*What needs to be done*: Without including the pictures, copy out every line below.

--

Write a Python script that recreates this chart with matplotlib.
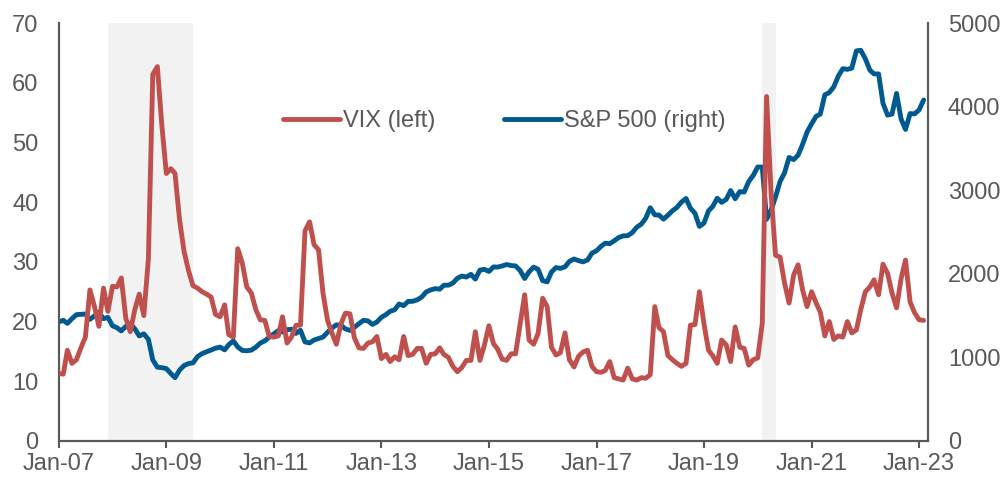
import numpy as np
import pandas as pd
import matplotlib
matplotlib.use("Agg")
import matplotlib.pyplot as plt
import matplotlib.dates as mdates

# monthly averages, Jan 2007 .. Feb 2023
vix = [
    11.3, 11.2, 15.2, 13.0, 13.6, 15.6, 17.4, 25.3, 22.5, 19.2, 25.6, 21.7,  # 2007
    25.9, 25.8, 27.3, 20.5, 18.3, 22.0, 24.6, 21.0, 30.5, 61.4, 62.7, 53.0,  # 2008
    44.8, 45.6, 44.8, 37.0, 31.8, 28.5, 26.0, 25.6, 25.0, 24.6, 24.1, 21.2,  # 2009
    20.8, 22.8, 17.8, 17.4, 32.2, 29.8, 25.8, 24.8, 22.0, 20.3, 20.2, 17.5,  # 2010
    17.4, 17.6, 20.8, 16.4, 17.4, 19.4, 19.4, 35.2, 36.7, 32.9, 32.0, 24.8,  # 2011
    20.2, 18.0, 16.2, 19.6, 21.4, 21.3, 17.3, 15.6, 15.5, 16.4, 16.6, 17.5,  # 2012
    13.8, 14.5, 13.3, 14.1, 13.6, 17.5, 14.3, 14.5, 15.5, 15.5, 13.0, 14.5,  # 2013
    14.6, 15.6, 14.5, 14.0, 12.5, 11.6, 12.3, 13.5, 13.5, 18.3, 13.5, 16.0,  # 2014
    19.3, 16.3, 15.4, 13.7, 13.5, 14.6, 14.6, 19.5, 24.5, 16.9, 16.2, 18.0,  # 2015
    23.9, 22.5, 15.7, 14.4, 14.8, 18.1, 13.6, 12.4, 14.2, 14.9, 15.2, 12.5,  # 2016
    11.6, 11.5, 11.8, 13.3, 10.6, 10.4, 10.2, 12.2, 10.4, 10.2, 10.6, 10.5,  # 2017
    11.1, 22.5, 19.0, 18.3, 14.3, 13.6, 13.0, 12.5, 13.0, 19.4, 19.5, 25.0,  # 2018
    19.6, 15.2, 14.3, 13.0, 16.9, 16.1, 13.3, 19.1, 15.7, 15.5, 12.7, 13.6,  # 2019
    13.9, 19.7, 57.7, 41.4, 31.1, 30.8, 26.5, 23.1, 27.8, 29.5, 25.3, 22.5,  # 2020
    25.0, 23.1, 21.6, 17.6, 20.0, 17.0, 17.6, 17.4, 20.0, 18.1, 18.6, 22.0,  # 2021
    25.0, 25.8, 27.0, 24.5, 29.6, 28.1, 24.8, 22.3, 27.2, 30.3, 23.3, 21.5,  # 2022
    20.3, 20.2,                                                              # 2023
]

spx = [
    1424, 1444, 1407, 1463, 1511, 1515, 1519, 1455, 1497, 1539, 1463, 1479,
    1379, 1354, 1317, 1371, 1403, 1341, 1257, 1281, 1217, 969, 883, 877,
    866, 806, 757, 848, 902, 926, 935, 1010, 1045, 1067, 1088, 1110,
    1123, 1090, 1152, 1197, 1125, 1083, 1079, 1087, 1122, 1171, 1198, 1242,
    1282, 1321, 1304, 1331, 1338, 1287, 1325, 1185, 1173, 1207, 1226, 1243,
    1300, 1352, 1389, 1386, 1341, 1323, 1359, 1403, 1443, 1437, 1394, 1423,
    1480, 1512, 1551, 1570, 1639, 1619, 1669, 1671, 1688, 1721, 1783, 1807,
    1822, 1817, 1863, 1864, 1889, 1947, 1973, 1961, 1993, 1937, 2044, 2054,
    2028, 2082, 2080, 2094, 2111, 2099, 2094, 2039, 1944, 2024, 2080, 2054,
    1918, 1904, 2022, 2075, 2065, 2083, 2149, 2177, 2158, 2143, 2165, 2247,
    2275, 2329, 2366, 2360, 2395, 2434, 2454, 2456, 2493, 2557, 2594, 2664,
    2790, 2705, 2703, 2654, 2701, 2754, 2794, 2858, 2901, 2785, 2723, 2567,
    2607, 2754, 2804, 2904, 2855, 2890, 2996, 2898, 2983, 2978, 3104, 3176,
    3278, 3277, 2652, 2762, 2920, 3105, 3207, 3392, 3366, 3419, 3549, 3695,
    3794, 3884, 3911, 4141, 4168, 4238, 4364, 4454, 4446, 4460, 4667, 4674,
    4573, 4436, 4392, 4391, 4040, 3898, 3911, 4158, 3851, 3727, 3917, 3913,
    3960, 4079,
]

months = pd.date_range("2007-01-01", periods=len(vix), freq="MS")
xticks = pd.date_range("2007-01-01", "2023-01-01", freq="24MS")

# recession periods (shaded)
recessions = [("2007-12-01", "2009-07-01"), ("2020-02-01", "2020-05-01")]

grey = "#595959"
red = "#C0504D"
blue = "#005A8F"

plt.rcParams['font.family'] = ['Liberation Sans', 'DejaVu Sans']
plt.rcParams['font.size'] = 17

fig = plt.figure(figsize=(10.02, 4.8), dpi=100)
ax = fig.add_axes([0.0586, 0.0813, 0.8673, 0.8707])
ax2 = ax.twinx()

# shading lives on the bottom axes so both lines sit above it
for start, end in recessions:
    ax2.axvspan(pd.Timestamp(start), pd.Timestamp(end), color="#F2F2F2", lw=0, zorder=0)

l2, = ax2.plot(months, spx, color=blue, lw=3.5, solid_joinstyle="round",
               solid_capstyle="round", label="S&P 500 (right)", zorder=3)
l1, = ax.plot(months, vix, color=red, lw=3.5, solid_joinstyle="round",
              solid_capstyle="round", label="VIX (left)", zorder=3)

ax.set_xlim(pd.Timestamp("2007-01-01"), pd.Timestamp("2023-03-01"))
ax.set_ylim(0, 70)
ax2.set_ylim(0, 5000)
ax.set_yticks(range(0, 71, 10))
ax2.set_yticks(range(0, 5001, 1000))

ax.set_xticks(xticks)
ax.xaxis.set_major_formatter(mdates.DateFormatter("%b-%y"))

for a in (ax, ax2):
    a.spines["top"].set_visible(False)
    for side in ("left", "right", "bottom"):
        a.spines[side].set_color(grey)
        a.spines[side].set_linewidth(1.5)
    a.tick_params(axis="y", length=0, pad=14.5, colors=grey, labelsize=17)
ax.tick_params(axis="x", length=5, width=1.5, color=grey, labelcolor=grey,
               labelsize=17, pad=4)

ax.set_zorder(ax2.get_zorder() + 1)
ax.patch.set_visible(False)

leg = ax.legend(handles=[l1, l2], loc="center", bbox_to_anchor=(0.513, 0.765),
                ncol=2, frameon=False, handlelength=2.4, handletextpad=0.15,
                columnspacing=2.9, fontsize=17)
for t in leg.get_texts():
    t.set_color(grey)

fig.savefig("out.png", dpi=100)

--

*Exercise solution*:
Write a Python script that recreates this chart with matplotlib.
import numpy as np
import pandas as pd
import matplotlib
matplotlib.use("Agg")
import matplotlib.pyplot as plt
import matplotlib.dates as mdates

# monthly averages, Jan 2007 .. Feb 2023
vix = [
    11.3, 11.2, 15.2, 13.0, 13.6, 15.6, 17.4, 25.3, 22.5, 19.2, 25.6, 21.7,  # 2007
    25.9, 25.8, 27.3, 20.5, 18.3, 22.0, 24.6, 21.0, 30.5, 61.4, 62.7, 53.0,  # 2008
    44.8, 45.6, 44.8, 37.0, 31.8, 28.5, 26.0, 25.6, 25.0, 24.6, 24.1, 21.2,  # 2009
    20.8, 22.8, 17.8, 17.4, 32.2, 29.8, 25.8, 24.8, 22.0, 20.3, 20.2, 17.5,  # 2010
    17.4, 17.6, 20.8, 16.4, 17.4, 19.4, 19.4, 35.2, 36.7, 32.9, 32.0, 24.8,  # 2011
    20.2, 18.0, 16.2, 19.6, 21.4, 21.3, 17.3, 15.6, 15.5, 16.4, 16.6, 17.5,  # 2012
    13.8, 14.5, 13.3, 14.1, 13.6, 17.5, 14.3, 14.5, 15.5, 15.5, 13.0, 14.5,  # 2013
    14.6, 15.6, 14.5, 14.0, 12.5, 11.6, 12.3, 13.5, 13.5, 18.3, 13.5, 16.0,  # 2014
    19.3, 16.3, 15.4, 13.7, 13.5, 14.6, 14.6, 19.5, 24.5, 16.9, 16.2, 18.0,  # 2015
    23.9, 22.5, 15.7, 14.4, 14.8, 18.1, 13.6, 12.4, 14.2, 14.9, 15.2, 12.5,  # 2016
    11.6, 11.5, 11.8, 13.3, 10.6, 10.4, 10.2, 12.2, 10.4, 10.2, 10.6, 10.5,  # 2017
    11.1, 22.5, 19.0, 18.3, 14.3, 13.6, 13.0, 12.5, 13.0, 19.4, 19.5, 25.0,  # 2018
    19.6, 15.2, 14.3, 13.0, 16.9, 16.1, 13.3, 19.1, 15.7, 15.5, 12.7, 13.6,  # 2019
    13.9, 19.7, 57.7, 41.4, 31.1, 30.8, 26.5, 23.1, 27.8, 29.5, 25.3, 22.5,  # 2020
    25.0, 23.1, 21.6, 17.6, 20.0, 17.0, 17.6, 17.4, 20.0, 18.1, 18.6, 22.0,  # 2021
    25.0, 25.8, 27.0, 24.5, 29.6, 28.1, 24.8, 22.3, 27.2, 30.3, 23.3, 21.5,  # 2022
    20.3, 20.2,                                                              # 2023
]

spx = [
    1424, 1444, 1407, 1463, 1511, 1515, 1519, 1455, 1497, 1539, 1463, 1479,
    1379, 1354, 1317, 1371, 1403, 1341, 1257, 1281, 1217, 969, 883, 877,
    866, 806, 757, 848, 902, 926, 935, 1010, 1045, 1067, 1088, 1110,
    1123, 1090, 1152, 1197, 1125, 1083, 1079, 1087, 1122, 1171, 1198, 1242,
    1282, 1321, 1304, 1331, 1338, 1287, 1325, 1185, 1173, 1207, 1226, 1243,
    1300, 1352, 1389, 1386, 1341, 1323, 1359, 1403, 1443, 1437, 1394, 1423,
    1480, 1512, 1551, 1570, 1639, 1619, 1669, 1671, 1688, 1721, 1783, 1807,
    1822, 1817, 1863, 1864, 1889, 1947, 1973, 1961, 1993, 1937, 2044, 2054,
    2028, 2082, 2080, 2094, 2111, 2099, 2094, 2039, 1944, 2024, 2080, 2054,
    1918, 1904, 2022, 2075, 2065, 2083, 2149, 2177, 2158, 2143, 2165, 2247,
    2275, 2329, 2366, 2360, 2395, 2434, 2454, 2456, 2493, 2557, 2594, 2664,
    2790, 2705, 2703, 2654, 2701, 2754, 2794, 2858, 2901, 2785, 2723, 2567,
    2607, 2754, 2804, 2904, 2855, 2890, 2996, 2898, 2983, 2978, 3104, 3176,
    3278, 3277, 2652, 2762, 2920, 3105, 3207, 3392, 3366, 3419, 3549, 3695,
    3794, 3884, 3911, 4141, 4168, 4238, 4364, 4454, 4446, 4460, 4667, 4674,
    4573, 4436, 4392, 4391, 4040, 3898, 3911, 4158, 3851, 3727, 3917, 3913,
    3960, 4079,
]

months = pd.date_range("2007-01-01", periods=len(vix), freq="MS")
xticks = pd.date_range("2007-01-01", "2023-01-01", freq="24MS")

# recession periods (shaded)
recessions = [("2007-12-01", "2009-07-01"), ("2020-02-01", "2020-05-01")]

grey = "#595959"
red = "#C0504D"
blue = "#005A8F"

plt.rcParams['font.family'] = ['Liberation Sans', 'DejaVu Sans']
plt.rcParams['font.size'] = 17

fig = plt.figure(figsize=(10.02, 4.8), dpi=100)
ax = fig.add_axes([0.0586, 0.0813, 0.8673, 0.8707])
ax2 = ax.twinx()

# shading lives on the bottom axes so both lines sit above it
for start, end in recessions:
    ax2.axvspan(pd.Timestamp(start), pd.Timestamp(end), color="#F2F2F2", lw=0, zorder=0)

l2, = ax2.plot(months, spx, color=blue, lw=3.5, solid_joinstyle="round",
               solid_capstyle="round", label="S&P 500 (right)", zorder=3)
l1, = ax.plot(months, vix, color=red, lw=3.5, solid_joinstyle="round",
              solid_capstyle="round", label="VIX (left)", zorder=3)

ax.set_xlim(pd.Timestamp("2007-01-01"), pd.Timestamp("2023-03-01"))
ax.set_ylim(0, 70)
ax2.set_ylim(0, 5000)
ax.set_yticks(range(0, 71, 10))
ax2.set_yticks(range(0, 5001, 1000))

ax.set_xticks(xticks)
ax.xaxis.set_major_formatter(mdates.DateFormatter("%b-%y"))

for a in (ax, ax2):
    a.spines["top"].set_visible(False)
    for side in ("left", "right", "bottom"):
        a.spines[side].set_color(grey)
        a.spines[side].set_linewidth(1.5)
    a.tick_params(axis="y", length=0, pad=14.5, colors=grey, labelsize=17)
ax.tick_params(axis="x", length=5, width=1.5, color=grey, labelcolor=grey,
               labelsize=17, pad=4)

ax.set_zorder(ax2.get_zorder() + 1)
ax.patch.set_visible(False)

leg = ax.legend(handles=[l1, l2], loc="center", bbox_to_anchor=(0.513, 0.765),
                ncol=2, frameon=False, handlelength=2.4, handletextpad=0.15,
                columnspacing=2.9, fontsize=17)
for t in leg.get_texts():
    t.set_color(grey)

fig.savefig("out.png", dpi=100)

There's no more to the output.